Thursday, November 25

Being Thankful: Happy Thanksgiving

Hand Turkey“Don't waste yourself in rejection, nor bark against the bad, but chant the beauty of the good.” — Ralph Waldo Emerson

I used this quote a couple years ago as the lead in lesson for my son around Thanksgiving. And in some small way, it made an impact on his life.

The more things change, the more they remain the same. We're both still thankful for many of the items that made that list and those that came after. But this year is different. Rather than be grateful for the abundance of things, I'm happy with one.

The hand turkey.

The first hand turkey on record supposedly dates back to 13,000 B.C. It was included among the paintings discovered in Lascaux.
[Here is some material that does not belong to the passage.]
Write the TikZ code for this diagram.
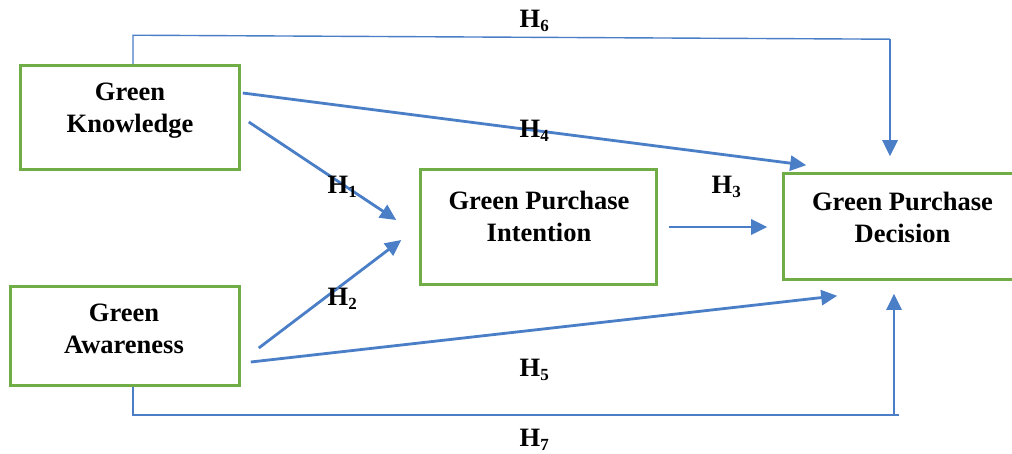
\documentclass[tikz,border=0pt]{standalone}
\usepackage{fontspec}
\setmainfont{Liberation Serif}
\usetikzlibrary{arrows.meta,calc}
\definecolor{lineblue}{HTML}{4A7EC7}
\definecolor{boxgreen}{HTML}{70AD47}
\newcommand\hsub[1]{H\raisebox{-4pt}{\fontsize{17}{17}\selectfont #1}}
\begin{document}
\begin{tikzpicture}[x=1pt,y=-1pt,
  box/.style={draw=boxgreen,line width=2.6pt,fill=white,inner sep=0pt},
  txt/.style={font=\fontsize{26.5}{31.5}\selectfont\bfseries,align=center,inner sep=0pt,anchor=base},
  hlab/.style={font=\fontsize{26.5}{31.5}\selectfont\bfseries,inner sep=0pt,anchor=base west},
  arr/.style={draw=lineblue,line width=2.8pt,-{Triangle[length=16pt,width=15pt]}},
  thinline/.style={draw=lineblue,line width=1.4pt}]
\useasboundingbox (0,0) rectangle (1012,453);
\clip (0,0) rectangle (1012,453);
\fill[white] (0,0) rectangle (1012,453);
% boxes
\node[box,minimum width=219pt,minimum height=104pt] (gk) at (130,117.5) {};
\node[box,minimum width=229pt,minimum height=99pt] (ga) at (125,336) {};
\node[box,minimum width=236pt,minimum height=115pt] (gpi) at (538.5,227) {};
\node[box,minimum width=238pt,minimum height=106pt] (gpd) at (902.5,226.5) {};
% texts (base = baseline of last line)
\node[txt] (gkt) at (130,132) {Green\\Knowledge};
\node[txt] (gat) at (124,353) {Green\\Awareness};
\node[txt] (gpit) at (539,241) {Green Purchase\\Intention};
\node[txt] (gpdt) at (902.5,242) {Green Purchase\\Decision};
% connectors
\draw[arr] ($(gk.east)+(2,-24.5)$) -- ($(gpd.north west)+(24,-7)$);
\draw[arr] ($(gk.east)+(8,4.5)$) -- ($(gpi.west)+(-23,-7)$);
\draw[arr] ($(ga.east)+(18,12)$) -- ($(gpi.west)+(-18,13)$);
\draw[arr] ($(ga.east)+(10,26)$) -- ($(gpd.south west)+(55,15)$);
\draw[arr] ($(gpi.east)+(11,0)$) -- ($(gpd.west)+(-15,0.5)$);
% H6 path
\coordinate (h6a) at ($(gk.north)+(3,-29)$);
\coordinate (h6b) at ($(gpd.north)+(-12.5,-133)$);
\draw[thinline] ($(gk.north)+(3,0)$) -- (h6a) -- (h6b);
\draw[arr] (h6b) -- ($(gpd.north)+(-12.5,-16)$);
% H7 path
\coordinate (h7a) at ($(ga.south)+(8,28)$);
\coordinate (h7b) at ($(gpd.south)+(-3.5,134)$);
\coordinate (h7c) at ($(gpd.south)+(-8.5,134)$);
\draw[thinline] ($(ga.south)+(8,0)$) -- (h7a) -- (h7b);
\draw[arr] (h7c) -- ($(gpd.south)+(-8.5,13)$);
% labels
\node[hlab] (l6) at (519.5,27) {\hsub{6}};
\node[hlab] (l4) at (519.5,137) {\hsub{4}};
\node[hlab] (l3) at (711.5,193) {\hsub{3}};
\node[hlab] (l5) at (519.5,376) {\hsub{5}};
\node[hlab] (l7) at (519.5,446) {\hsub{7}};
\node[hlab] (l1) at (327.5,193) {\hsub{1}};
\node[hlab] (l2) at (327.5,305) {\hsub{2}};
\end{tikzpicture}
\end{document}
Of course, North American turkeys are not the same as the turkey fowl in Europe, but it's still interesting to think ancient people used the same artistic technique employed primarily by artists, ages 4-6, today. (The above hand turkey was made by my daughter, age 4.)

Hers reminds me how much hand turkeys are like people. We're basically the same, with subtle differences that make us unique and interesting and worth getting to know. Some hand turkeys are fat and others thin. Some are plain and others fancy. Some are embellished like my daughter's creation, breaking away from tradition. And others are familiar, resembling something we might have drawn years ago. See for yourself.

They are all different, but we can't really say one is better than the others. They are all equally creative within the confines of their sameness. And it kind of makes me wonder sometimes why we can't see people much the same way. All those differences of opinion are nothing more than embellishments on the same design. We might celebrate them instead of fretting about them.

You know, like hand turkeys. Happy Thanksgiving.